James Fairlie (c.1588 – 1658) was a Scottish minister of the Church of Scotland. He was minister of Greyfriars Kirk in Edinburgh and briefly served as both Professor of Divinity at the University of Edinburgh (1629-30) and as Bishop of Argyll (1637-8).

==Life==
Fairlie was born in Edinburgh around 1588, the son of an "honest burgess". He studied at the University of Edinburgh, gaining an MA in 1607 at the age of 19. He then served as a "regent" of the University.

In 1625, he was appointed minister of South Leith Parish Church in the harbour area of Edinburgh. In 1629 he was appointed Professor of Divinity at the University of Edinburgh. In November 1630, he replaced John Duncanson as "second charge" to Old Greyfriars alongside Rev Andrew Ramsay in "first charge".

He resigned in July 1637, having been elected Bishop of Argyll in place of Bishop Boyd but was deposed from this position by the General Assembly of the Church of Scotland in 1638. After a troubled period trying to find a new position, including failing to become minister of Largo, in March 1644 he eventually received a post as minister of Lasswade near Edinburgh under patronage of the King.

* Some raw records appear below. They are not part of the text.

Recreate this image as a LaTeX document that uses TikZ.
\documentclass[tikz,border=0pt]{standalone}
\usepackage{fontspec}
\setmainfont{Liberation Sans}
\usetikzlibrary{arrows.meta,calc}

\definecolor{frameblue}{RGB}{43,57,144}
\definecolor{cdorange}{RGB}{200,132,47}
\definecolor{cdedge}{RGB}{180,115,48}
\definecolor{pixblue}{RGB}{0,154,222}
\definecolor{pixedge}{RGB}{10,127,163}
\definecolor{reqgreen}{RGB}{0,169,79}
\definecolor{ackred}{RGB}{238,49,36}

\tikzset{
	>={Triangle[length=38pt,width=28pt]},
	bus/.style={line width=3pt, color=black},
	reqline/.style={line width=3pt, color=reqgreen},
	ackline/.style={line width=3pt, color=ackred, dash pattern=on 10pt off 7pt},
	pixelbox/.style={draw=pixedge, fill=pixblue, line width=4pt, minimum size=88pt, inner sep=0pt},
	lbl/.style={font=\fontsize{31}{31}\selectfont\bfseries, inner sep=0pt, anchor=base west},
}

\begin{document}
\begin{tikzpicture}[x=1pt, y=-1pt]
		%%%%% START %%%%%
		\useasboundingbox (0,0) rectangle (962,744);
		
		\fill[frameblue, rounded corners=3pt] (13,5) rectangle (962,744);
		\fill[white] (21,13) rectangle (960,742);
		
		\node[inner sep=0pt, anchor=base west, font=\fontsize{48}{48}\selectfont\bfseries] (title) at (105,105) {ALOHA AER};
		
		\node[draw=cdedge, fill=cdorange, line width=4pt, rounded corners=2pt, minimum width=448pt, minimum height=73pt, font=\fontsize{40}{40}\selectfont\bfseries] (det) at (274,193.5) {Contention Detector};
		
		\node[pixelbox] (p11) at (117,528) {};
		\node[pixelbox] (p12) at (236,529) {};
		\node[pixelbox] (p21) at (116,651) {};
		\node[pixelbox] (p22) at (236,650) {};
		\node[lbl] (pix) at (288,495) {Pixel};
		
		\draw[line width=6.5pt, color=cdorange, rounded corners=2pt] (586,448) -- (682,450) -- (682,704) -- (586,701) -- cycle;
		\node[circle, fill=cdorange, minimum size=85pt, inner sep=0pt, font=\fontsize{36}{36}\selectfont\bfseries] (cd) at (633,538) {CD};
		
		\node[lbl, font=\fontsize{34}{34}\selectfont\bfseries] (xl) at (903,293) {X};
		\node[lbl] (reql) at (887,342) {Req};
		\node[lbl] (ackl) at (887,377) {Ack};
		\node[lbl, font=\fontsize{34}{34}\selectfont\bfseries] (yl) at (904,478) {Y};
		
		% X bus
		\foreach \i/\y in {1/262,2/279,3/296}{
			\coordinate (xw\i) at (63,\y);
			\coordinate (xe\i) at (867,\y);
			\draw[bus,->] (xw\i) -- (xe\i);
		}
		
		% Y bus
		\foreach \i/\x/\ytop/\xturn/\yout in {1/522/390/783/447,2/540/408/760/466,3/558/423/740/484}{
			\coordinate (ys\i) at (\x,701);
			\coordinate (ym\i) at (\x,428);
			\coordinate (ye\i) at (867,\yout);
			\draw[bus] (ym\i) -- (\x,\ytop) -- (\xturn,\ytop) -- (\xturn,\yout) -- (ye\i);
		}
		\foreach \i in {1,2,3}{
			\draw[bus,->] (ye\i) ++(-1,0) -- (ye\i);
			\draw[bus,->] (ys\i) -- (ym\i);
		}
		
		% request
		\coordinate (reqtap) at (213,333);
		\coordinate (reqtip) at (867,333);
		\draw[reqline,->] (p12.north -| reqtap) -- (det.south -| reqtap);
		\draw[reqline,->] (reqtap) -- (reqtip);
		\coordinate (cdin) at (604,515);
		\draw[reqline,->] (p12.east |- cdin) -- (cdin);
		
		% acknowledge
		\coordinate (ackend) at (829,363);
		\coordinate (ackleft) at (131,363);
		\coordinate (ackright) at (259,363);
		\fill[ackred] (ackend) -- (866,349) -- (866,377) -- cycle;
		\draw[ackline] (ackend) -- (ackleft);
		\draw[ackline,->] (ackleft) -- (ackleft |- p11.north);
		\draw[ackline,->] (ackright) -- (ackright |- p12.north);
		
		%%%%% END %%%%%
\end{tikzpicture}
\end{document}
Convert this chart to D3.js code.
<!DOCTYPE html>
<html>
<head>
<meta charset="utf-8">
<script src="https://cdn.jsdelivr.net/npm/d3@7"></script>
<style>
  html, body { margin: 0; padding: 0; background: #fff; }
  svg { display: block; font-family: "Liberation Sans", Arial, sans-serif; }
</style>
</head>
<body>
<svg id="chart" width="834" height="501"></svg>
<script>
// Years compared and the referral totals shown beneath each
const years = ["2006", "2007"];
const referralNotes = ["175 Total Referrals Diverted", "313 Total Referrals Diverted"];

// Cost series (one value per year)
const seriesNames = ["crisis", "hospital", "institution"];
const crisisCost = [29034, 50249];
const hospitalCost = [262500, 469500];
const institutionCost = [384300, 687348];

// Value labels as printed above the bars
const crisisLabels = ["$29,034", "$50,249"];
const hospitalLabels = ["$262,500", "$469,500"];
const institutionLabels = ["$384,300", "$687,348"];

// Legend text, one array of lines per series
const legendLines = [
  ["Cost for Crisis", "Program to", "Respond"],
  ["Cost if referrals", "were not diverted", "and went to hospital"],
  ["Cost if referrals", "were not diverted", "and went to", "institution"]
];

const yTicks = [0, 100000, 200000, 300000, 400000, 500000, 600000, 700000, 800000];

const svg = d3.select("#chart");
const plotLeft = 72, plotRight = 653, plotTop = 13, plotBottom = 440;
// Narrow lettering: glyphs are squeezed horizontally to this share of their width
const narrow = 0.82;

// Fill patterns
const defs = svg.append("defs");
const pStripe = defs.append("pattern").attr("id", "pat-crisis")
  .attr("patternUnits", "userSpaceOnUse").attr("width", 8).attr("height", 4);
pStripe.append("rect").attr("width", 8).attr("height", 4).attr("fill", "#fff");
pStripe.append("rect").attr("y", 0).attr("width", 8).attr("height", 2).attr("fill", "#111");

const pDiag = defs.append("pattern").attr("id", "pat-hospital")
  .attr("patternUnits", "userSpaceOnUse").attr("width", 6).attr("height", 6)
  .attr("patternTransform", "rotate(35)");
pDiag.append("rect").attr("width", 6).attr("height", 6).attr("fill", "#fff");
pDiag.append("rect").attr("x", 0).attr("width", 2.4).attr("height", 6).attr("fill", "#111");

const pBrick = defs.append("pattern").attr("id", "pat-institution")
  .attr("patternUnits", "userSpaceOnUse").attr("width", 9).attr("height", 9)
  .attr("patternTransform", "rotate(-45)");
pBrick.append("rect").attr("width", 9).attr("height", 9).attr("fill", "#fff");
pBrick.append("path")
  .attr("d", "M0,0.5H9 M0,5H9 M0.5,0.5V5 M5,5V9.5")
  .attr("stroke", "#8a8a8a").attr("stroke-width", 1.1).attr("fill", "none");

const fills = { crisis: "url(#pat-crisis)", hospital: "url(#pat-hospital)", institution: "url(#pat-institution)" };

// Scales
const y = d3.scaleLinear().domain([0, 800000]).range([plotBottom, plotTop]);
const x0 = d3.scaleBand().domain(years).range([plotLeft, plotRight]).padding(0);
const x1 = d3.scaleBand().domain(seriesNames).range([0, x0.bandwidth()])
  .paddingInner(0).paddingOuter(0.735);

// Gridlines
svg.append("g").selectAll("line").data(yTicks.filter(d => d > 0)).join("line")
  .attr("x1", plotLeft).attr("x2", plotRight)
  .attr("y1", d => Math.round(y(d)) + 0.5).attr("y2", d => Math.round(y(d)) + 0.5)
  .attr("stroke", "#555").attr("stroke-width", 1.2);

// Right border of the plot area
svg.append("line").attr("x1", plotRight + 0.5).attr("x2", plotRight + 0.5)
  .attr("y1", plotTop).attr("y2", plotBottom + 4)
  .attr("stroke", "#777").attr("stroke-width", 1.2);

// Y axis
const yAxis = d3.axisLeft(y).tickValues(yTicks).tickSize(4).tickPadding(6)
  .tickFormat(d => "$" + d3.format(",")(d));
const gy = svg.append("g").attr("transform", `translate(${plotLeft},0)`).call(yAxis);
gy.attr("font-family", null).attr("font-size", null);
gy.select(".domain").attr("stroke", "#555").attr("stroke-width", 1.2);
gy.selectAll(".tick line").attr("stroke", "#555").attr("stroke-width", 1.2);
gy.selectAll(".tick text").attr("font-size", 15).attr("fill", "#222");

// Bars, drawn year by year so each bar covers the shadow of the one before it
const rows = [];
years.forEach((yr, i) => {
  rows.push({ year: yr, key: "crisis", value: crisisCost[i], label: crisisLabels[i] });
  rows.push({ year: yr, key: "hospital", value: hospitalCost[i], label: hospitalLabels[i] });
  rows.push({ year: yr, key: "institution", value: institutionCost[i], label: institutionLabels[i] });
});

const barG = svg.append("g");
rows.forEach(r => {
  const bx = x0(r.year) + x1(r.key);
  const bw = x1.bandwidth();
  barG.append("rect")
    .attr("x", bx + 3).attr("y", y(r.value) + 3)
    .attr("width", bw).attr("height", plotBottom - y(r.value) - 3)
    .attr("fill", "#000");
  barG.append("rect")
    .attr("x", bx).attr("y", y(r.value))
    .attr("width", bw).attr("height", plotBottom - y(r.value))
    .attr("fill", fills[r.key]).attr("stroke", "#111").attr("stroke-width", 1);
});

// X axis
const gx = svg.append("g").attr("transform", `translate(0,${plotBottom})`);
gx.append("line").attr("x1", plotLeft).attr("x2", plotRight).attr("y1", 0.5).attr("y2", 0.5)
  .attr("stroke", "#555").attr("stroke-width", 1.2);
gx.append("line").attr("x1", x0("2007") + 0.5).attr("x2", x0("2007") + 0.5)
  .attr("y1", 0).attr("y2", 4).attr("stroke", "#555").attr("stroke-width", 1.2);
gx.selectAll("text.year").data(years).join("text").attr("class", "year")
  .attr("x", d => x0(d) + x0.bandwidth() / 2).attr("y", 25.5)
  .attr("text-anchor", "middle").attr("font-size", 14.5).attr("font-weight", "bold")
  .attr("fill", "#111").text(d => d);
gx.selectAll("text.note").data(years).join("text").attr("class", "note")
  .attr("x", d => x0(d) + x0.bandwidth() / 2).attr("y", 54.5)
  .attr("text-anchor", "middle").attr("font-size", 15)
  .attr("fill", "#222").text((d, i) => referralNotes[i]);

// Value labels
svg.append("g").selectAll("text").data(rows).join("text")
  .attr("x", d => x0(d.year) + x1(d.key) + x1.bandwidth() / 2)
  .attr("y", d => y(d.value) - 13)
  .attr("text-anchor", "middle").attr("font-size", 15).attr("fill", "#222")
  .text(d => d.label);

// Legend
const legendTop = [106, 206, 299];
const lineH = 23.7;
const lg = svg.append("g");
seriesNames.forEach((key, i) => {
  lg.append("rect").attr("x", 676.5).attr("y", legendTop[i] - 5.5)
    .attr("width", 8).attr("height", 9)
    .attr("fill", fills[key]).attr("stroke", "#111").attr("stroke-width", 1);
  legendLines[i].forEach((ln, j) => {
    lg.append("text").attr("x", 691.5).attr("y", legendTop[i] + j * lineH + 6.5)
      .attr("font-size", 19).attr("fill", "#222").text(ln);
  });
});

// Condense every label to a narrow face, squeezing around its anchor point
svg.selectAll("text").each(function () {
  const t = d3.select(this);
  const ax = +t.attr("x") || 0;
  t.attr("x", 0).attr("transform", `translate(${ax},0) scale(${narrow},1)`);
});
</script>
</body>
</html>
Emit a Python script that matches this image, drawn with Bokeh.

In April 1652 he was shortlisted along with Prof Alexander Colvill of St Andrews, Prof Thomas Crauford, William Colvill, William Strachan of Aberdeen and William Rait of Brechin for the position of Principal of University of Edinburgh to replace John Adamson. William Colvill was chosen but was unavailable and the post was filled for ten years by Robert Leighton until Colvill eventually took on the role.

He died in Lasswade in February 1658 and is buried in the local churchyard.